I define myself freely in form — in how I move, what I choose, who I become.
But I never forget: what I am in essence cannot be defined. And neither can any of us.
I’m writing this because of something I keep seeing—
not just in the news, not just in politics, but in the way we quietly reduce people before we ever meet them.
We decide what someone is before they speak.
Nations argue over land.
Over names.
Over the authority to define other human beings.
And then there are places like Taiwan—
a people, a culture, a living reality—told from the outside what they are, as if identity were already settled.
As if it were written in blood.
In geography.
In history.
As if it were not yours to choose.
But identity is not inheritance.
And it was never meant to be fixed.
I know this because I never had just one place.
I grew up moving—country to country, culture to culture.
No single hometown. No single flag. No simple answer to “Where are you from?”

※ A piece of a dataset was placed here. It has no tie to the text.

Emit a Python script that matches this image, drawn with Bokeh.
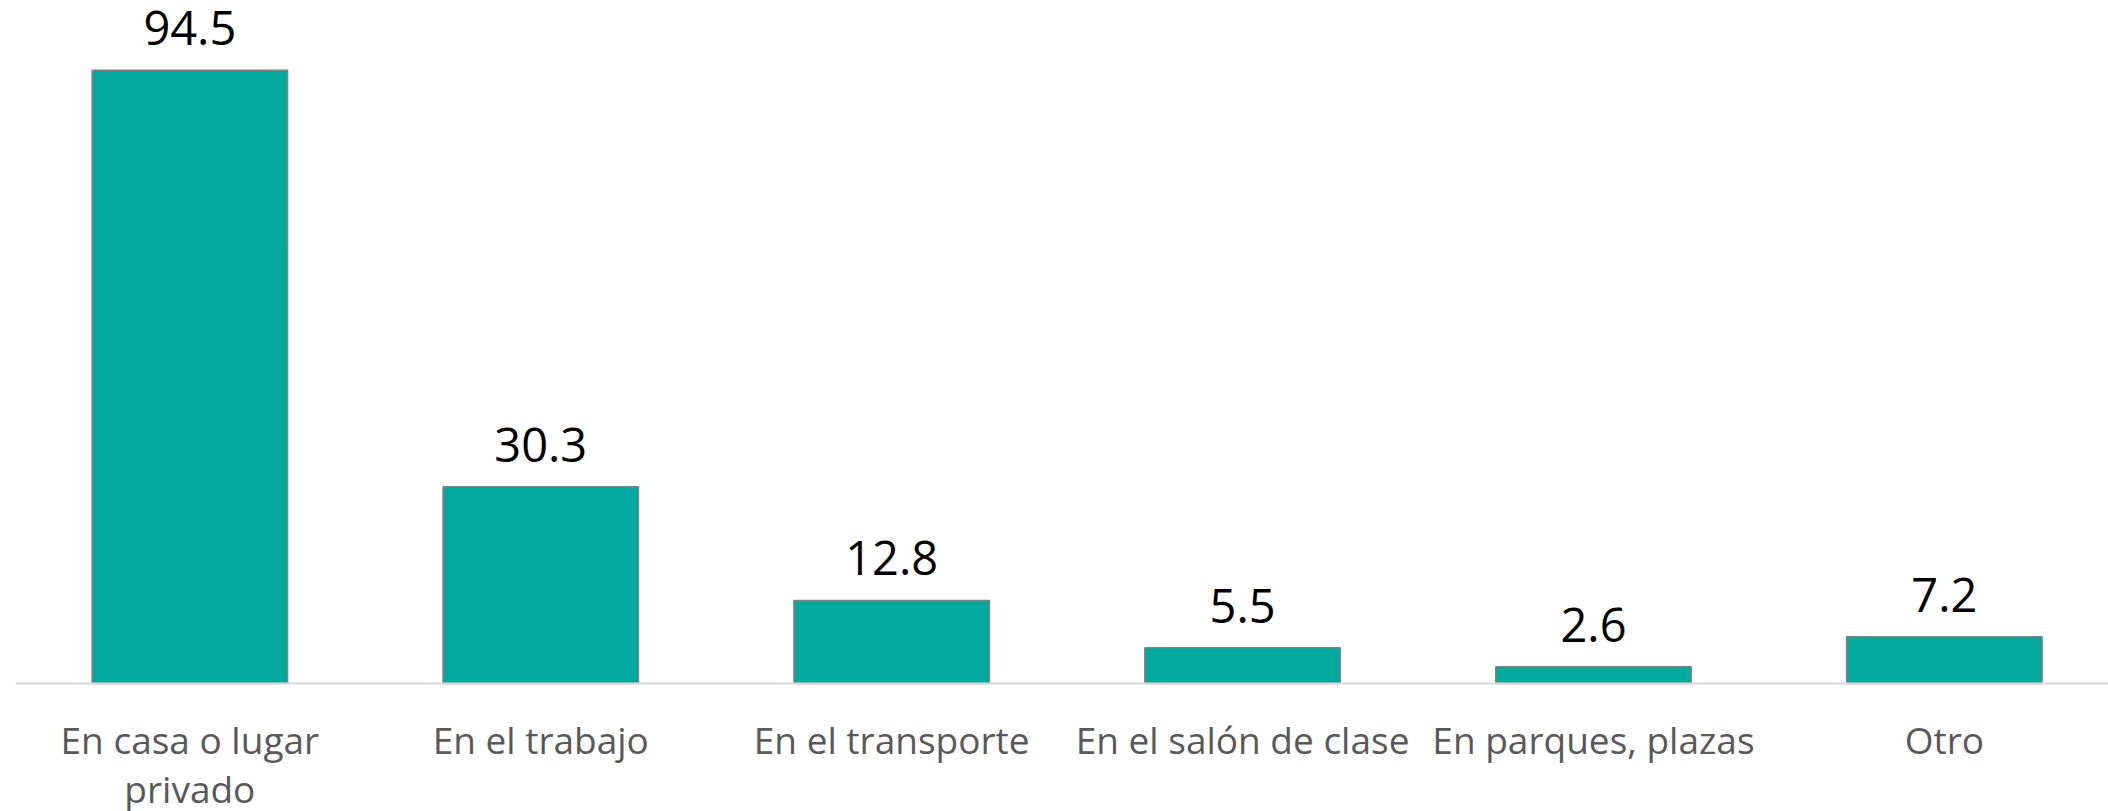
from bokeh.plotting import figure
from bokeh.models import ColumnDataSource, FixedTicker, Range1d
from bokeh.core.properties import value
from bokeh.embed import file_html
from bokeh.resources import INLINE

categories = ["En casa o lugar\nprivado", "En el trabajo", "En el transporte",
              "En el salón de clase", "En parques, plazas", "Otro"]
values = [94.5, 30.3, 12.8, 5.5, 2.6, 7.2]

xs = list(range(len(categories)))
labels = [f"{v:.1f}" for v in values]

source = ColumnDataSource(data=dict(x=xs, top=values, label=labels))

p = figure(width=2108, height=811, output_backend="svg", toolbar_location=None,
           x_range=Range1d(-0.4969, 5.4678), y_range=Range1d(-19.72, 105.24),
           min_border_left=15, min_border_right=0, min_border_top=0,
           min_border_bottom=0, y_axis_location=None)

p.vbar(x="x", top="top", bottom=0, width=0.557, source=source,
       fill_color="#00A89D", line_color="#808080", line_width=1.5)

p.text(x="x", y="top", text="label", source=source,
       text_font=value("Open Sans"), text_font_size="47px",
       text_color="#000000", text_align="center",
       text_baseline="alphabetic", y_offset=-42)

ax = p.xaxis[0]
ax.fixed_location = 0
ax.ticker = FixedTicker(ticks=xs)
ax.major_label_overrides = {i: c for i, c in zip(xs, categories)}
ax.axis_line_color = "#d9d9d9"
ax.axis_line_width = 2
ax.major_tick_line_color = None
ax.minor_tick_line_color = None
ax.major_tick_out = 0
ax.major_tick_in = 0
ax.major_label_standoff = 30
ax.major_label_text_font = "Open Sans"
ax.major_label_text_font_size = "37px"
ax.major_label_text_color = "#595959"
ax.major_label_text_line_height = 0.98

p.xgrid.visible = False
p.ygrid.visible = False
p.outline_line_color = None
p.background_fill_color = "white"
p.border_fill_color = "white"

open("out.html", "w").write(file_html(p, INLINE))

And at first, that feels like something missing.
Until you realise—it isn’t.
Because what you gain instead is something most people never question:
You learn that belonging is not something given to you.
It’s something you carry.
I wasn’t always welcomed.
Sometimes I was the outsider.
The foreigner.
The one who didn’t quite fit the definition of us.
And still—I belonged.
Not because anyone approved it.
But because I stopped asking for permission.
You walk into a new place, a new language, a new world—and instead of waiting to feel at home, you decide you already are.
Because home was never a location.
People always ask:
“Where are you from?”
And my answer is simple:
“The water I drank today is from here. And my body is mostly water.”
I’m not being clever.
I mean it.
If we are shaped by what flows through us—what we breathe, what we drink, what we take in—then I belong to wherever I am.
Today, this place forms me.
Yesterday, another did.
Tomorrow, another will.
That is the truth of it.
Not fixed.
Not owned.
Not assigned.
And yet—we cling.
To culture.
To history.
To identity as something solid and unquestionable.
And the tighter we hold it, the more we need someone else to be wrong.
As if we only exist in contrast.
That’s not strength.
That’s fear—made to look like certainty.
This isn’t just about countries.
It’s in families.
In expectations.
In the quiet pressure to become what was decided for you before you even understood yourself.
To inherit an identity instead of choosing one.
To shrink into a label—and call that your life.
He. She. They.
From somewhere. From everywhere. From nowhere that fits neatly.
Underneath all of it, the same question:
Who gets to decide what I am?
The answer is simple.
I do.
And so do you.
This doesn’t mean the past doesn’t matter.
It doesn’t mean roots have no value.
But they are part of the story—not the boundary of it.
The moment we turn origin into definition,
we stop seeing people.
We see categories.
And categories are always smaller than the human being inside them.
People are not fixed.
They are layered.
Contradictory.
Changing.
They grow.
They reject.
They redefine.
They say this is not who I am—even when everything around them insists that it is.
What you are in essence—
that quiet, unnameable presence beneath every label—
was never a nationality.
Never an ethnicity.
Never a box to tick.
Never a line on a map.
It was always just you.
Uncontained.
Unfixed.
Free.
Belonging to wherever you are, right now.
Like water.
Keep the faith. Stay humble.
And remember:
You are always more than what anyone has decided you are.